Workers strike for union agreement

Issue 

Justine Kamprad, Geelong

On August 28, the 13 workers employed by Williamstown Sheet Metal Pty Ltd, in the south-west Melbourne suburb of Laverton North, took their first ever industrial action.

The workers voted unanimously to refuse the company's offer of a non-union agreement, to strike for 24 hours and to picket the factory during the day shift.

Williamstown Sheet Metal has always had union agreements and the workers — all but two of whom are members of the Australian Manufacturing Workers Union — thought it would remain the same after their agreement expired on April 1. However, the owner and director of the company, Steve Watts, decided several weeks ago not to attend any negotiations for a new pattern agreement with the union.
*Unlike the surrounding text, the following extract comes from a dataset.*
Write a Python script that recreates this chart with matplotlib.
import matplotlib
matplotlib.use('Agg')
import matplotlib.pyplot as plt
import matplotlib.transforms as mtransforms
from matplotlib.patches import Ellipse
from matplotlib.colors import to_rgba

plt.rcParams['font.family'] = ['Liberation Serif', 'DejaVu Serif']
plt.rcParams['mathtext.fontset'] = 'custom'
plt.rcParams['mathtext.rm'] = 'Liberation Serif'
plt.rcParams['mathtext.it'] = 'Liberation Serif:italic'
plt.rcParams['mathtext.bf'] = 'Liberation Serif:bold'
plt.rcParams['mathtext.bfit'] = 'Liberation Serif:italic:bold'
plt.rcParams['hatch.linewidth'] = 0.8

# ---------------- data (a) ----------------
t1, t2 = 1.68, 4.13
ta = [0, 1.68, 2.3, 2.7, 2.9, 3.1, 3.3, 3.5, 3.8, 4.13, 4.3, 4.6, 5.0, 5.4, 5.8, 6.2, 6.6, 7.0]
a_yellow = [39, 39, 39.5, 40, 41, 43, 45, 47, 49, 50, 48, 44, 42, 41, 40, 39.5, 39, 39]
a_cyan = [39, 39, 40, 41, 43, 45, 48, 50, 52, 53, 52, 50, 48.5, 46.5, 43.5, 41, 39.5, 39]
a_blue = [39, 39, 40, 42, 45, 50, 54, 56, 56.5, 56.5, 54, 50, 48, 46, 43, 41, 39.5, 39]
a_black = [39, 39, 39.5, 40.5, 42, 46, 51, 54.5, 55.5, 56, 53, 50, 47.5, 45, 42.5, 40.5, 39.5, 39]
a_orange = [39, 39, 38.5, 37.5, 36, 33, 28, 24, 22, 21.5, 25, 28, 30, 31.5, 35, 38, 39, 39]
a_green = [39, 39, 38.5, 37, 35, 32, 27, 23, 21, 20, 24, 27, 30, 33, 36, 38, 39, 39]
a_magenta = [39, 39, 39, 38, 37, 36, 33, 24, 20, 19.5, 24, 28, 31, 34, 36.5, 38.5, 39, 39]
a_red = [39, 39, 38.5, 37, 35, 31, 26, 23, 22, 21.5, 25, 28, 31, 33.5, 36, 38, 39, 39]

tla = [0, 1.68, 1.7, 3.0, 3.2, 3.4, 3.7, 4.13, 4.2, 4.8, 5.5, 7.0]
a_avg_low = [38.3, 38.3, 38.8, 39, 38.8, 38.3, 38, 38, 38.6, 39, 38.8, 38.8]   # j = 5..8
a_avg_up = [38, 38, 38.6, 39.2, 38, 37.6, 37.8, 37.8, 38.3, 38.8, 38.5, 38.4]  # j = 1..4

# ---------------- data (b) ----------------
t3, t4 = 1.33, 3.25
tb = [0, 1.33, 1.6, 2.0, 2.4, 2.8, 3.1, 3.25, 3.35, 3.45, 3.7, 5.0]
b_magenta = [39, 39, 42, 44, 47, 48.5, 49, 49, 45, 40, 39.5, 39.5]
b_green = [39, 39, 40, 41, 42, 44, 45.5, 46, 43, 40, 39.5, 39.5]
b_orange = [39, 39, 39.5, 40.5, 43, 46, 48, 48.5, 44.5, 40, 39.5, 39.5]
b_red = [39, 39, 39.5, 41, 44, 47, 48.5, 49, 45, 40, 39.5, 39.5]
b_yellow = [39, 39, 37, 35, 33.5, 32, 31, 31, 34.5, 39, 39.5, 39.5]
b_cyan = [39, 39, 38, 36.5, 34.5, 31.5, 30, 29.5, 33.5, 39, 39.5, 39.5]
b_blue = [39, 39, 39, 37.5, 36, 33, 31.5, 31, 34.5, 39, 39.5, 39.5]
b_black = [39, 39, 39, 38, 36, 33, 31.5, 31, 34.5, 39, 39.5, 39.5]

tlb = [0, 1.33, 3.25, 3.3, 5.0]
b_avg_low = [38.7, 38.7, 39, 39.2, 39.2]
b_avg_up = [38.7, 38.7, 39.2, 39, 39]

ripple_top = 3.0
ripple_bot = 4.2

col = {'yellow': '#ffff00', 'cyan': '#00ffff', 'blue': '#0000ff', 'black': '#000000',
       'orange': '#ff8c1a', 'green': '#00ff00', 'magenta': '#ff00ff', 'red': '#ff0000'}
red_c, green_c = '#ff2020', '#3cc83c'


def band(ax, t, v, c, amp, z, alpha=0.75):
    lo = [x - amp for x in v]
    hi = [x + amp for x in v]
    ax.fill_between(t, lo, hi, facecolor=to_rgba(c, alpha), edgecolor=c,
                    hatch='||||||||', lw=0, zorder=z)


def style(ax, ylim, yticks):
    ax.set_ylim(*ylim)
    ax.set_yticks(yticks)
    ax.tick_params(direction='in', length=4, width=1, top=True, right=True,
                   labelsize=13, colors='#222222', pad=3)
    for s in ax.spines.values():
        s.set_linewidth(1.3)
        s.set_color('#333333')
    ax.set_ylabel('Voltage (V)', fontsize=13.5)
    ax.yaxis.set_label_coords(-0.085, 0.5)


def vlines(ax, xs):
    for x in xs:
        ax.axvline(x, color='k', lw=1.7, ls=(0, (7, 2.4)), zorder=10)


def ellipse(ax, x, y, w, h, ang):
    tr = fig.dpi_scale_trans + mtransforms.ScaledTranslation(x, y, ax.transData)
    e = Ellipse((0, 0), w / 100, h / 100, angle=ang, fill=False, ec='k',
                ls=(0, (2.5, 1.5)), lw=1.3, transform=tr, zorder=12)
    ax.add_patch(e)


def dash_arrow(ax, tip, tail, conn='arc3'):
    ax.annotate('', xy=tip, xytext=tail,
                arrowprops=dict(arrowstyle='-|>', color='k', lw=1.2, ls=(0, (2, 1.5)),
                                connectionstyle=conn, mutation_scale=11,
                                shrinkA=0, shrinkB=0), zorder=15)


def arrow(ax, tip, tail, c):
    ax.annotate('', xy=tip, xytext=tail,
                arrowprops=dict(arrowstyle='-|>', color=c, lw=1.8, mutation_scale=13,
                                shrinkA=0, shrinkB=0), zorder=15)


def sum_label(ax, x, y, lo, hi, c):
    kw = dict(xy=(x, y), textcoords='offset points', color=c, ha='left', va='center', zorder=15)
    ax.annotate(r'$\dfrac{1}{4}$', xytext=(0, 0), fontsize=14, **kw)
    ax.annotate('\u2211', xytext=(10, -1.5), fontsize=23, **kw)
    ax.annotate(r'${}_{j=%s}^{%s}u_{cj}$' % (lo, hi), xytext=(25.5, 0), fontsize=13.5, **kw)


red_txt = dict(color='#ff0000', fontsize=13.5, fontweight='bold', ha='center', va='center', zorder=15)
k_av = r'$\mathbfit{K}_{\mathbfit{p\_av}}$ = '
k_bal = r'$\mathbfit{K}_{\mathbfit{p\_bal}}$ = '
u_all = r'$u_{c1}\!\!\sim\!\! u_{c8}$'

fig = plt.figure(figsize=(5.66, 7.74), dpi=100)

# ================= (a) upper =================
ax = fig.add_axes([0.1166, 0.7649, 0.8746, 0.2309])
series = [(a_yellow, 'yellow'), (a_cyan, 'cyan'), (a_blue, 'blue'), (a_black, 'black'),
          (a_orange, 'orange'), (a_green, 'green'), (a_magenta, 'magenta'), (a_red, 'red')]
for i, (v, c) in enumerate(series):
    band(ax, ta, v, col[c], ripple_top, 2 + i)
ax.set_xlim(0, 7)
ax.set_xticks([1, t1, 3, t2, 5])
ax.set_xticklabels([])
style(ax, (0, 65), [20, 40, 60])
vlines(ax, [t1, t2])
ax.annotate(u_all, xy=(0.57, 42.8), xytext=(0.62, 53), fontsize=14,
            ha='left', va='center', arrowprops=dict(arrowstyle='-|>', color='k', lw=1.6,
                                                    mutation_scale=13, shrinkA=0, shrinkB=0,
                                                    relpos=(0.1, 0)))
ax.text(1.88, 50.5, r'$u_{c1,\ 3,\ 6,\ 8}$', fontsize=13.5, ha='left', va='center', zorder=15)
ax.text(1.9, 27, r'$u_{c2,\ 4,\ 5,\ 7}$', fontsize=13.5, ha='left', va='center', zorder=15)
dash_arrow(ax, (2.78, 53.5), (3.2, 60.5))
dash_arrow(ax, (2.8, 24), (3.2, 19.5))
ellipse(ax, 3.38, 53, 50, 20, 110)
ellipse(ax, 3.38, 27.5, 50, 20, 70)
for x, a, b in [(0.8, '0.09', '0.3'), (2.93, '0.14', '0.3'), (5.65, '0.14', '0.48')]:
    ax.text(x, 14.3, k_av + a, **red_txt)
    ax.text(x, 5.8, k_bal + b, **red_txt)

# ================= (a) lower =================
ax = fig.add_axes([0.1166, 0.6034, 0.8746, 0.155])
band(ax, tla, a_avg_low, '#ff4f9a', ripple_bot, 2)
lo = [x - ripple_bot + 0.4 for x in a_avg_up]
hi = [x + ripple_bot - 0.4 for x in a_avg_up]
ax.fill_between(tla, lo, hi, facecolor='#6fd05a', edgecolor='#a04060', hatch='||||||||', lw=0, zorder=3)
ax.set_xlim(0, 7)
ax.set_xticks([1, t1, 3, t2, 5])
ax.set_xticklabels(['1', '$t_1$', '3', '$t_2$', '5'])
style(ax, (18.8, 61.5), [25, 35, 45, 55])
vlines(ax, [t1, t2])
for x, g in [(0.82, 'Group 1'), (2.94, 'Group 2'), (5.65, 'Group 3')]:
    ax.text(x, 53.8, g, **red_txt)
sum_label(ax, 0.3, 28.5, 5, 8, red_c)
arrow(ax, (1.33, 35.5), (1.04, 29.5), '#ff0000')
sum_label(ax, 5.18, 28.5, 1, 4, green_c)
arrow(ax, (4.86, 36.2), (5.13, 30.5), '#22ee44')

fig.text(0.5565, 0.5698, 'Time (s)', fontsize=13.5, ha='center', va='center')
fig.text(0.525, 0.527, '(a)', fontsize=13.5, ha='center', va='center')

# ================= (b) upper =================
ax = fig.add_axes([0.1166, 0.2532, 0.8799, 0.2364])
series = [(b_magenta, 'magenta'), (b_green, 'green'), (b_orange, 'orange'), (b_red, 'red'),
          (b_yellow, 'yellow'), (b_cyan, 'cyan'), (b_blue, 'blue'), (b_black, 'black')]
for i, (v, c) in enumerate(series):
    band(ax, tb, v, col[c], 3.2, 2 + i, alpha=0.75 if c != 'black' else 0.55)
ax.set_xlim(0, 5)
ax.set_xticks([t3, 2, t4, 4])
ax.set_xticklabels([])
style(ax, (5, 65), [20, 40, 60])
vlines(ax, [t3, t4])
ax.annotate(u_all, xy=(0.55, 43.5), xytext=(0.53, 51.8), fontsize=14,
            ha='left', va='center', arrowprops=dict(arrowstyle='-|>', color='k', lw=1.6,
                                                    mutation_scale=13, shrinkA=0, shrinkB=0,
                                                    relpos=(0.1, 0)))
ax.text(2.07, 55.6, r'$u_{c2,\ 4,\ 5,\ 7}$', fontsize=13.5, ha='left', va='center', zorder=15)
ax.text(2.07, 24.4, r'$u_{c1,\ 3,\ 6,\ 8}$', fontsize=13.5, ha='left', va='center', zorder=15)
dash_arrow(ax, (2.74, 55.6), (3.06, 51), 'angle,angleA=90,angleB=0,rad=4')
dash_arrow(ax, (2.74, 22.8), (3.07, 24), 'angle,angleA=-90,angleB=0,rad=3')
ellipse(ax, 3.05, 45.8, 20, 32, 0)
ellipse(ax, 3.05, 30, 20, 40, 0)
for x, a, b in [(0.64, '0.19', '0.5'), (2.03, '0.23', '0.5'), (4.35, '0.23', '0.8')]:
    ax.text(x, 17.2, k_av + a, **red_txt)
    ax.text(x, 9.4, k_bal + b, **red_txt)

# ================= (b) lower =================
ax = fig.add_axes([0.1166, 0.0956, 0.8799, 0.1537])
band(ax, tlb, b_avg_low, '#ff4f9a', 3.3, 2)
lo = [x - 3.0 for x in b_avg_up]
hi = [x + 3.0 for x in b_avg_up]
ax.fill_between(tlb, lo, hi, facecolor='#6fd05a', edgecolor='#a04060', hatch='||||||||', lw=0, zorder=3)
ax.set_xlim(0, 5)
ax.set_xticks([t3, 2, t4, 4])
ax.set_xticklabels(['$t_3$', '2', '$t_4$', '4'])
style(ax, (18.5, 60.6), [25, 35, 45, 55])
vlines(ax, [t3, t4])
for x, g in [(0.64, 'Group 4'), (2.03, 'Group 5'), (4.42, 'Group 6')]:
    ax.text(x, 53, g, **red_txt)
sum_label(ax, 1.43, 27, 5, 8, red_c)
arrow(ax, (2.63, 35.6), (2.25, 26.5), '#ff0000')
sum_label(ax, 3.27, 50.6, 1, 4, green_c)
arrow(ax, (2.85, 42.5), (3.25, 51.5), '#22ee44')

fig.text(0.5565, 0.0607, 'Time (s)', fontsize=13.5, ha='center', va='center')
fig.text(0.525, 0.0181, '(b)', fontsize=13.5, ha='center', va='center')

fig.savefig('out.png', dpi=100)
At the beginning of August, the company presented the workers with an agreement that included pay rises at the company's discretion, no portable redundancy payments and a move from a 36-hour work week to 38 hours. The agreement also lacked award protected provisions, such as work clothing.
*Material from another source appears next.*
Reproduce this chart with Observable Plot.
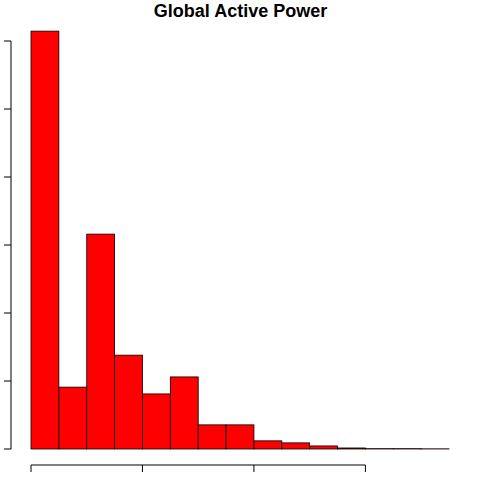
<!DOCTYPE html>
<html><head>
<script src="https://cdn.jsdelivr.net/npm/d3@7"></script>
<script src="https://cdn.jsdelivr.net/npm/@observablehq/plot@0.6"></script>
<style>body{margin:0;background:#fff}</style>
</head><body><div id="c"></div>
<script>
const binStarts = [0,0.5,1,1.5,2,2.5,3,3.5,4,4.5,5,5.5,6,6.5,7];
const counts = [1229,182,632,276,162,212,71,71,24,18,9,3,1,1,0.5];
const xTicks = [0,2,4,6];
const yTicks = [0,200,400,600,800,1000,1200];
const data = binStarts.map((s,i)=>({x1:s,x2:s+0.5,y:counts[i]}));
const plot = Plot.plot({
  width:480,height:480,marginLeft:31,marginRight:31,marginTop:41,marginBottom:31,
  x:{domain:[0,7.5],axis:null},
  y:{domain:[0,1200],axis:null},
  marks:[
    Plot.rectY(data,{x1:"x1",x2:"x2",y:"y",fill:"#ff0000",stroke:"#000",strokeWidth:0.8,clip:false}),
    Plot.text(["Global Active Power"],{frameAnchor:"top",dy:-37,fontSize:18,fontWeight:"bold",fontFamily:"Liberation Sans, Arial",fill:"#000"})
  ]
});
document.getElementById("c").appendChild(plot);
const sx = plot.scale("x"), sy = plot.scale("y");
const svg = d3.select(plot);
const g = svg.append("g").attr("stroke","#000").attr("stroke-width",1).attr("fill","none");
const ay = 465;
g.append("line").attr("x1",sx.apply(xTicks[0])).attr("x2",sx.apply(xTicks[xTicks.length-1])).attr("y1",ay).attr("y2",ay);
xTicks.forEach(t=>g.append("line").attr("x1",sx.apply(t)).attr("x2",sx.apply(t)).attr("y1",ay).attr("y2",ay+7));
const ax = 11;
g.append("line").attr("x1",ax).attr("x2",ax).attr("y1",sy.apply(yTicks[0])).attr("y2",sy.apply(yTicks[yTicks.length-1]));
yTicks.forEach(t=>g.append("line").attr("x1",ax).attr("x2",ax-7).attr("y1",sy.apply(t)).attr("y2",sy.apply(t)));
</script></body></html>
When the workers refused this agreement, Watts offered them a non-union agreement that included protected award pay and conditions.

Steve Rhodes, a shop steward at the factory who has worked there for 10 years, told Green Left Weekly: "On Thursday night, Watts told us he wants the original agreement squashed and to get us all on individual contracts, and that he would weed us out one by one. He's been advertising [for new employees] in the Werribee Banner and other local papers and he reckons that he has four tradesmen willing to start on AWAs. He wants to force all the union members out.

"Watts claimed he negotiated, but he just said this is what I want — take it or leave it. The [new industrial relations] laws are in the bosses' favour and they use them to their full advantage."

David Stiles, who has worked for the company for six years, told GLW: "These new laws are so unfair. They're so limited as to what we can do. It allows bosses like this to walk all over you. It's the old story — the rich get richer and the poor get poorer and that's what these laws are designed to do."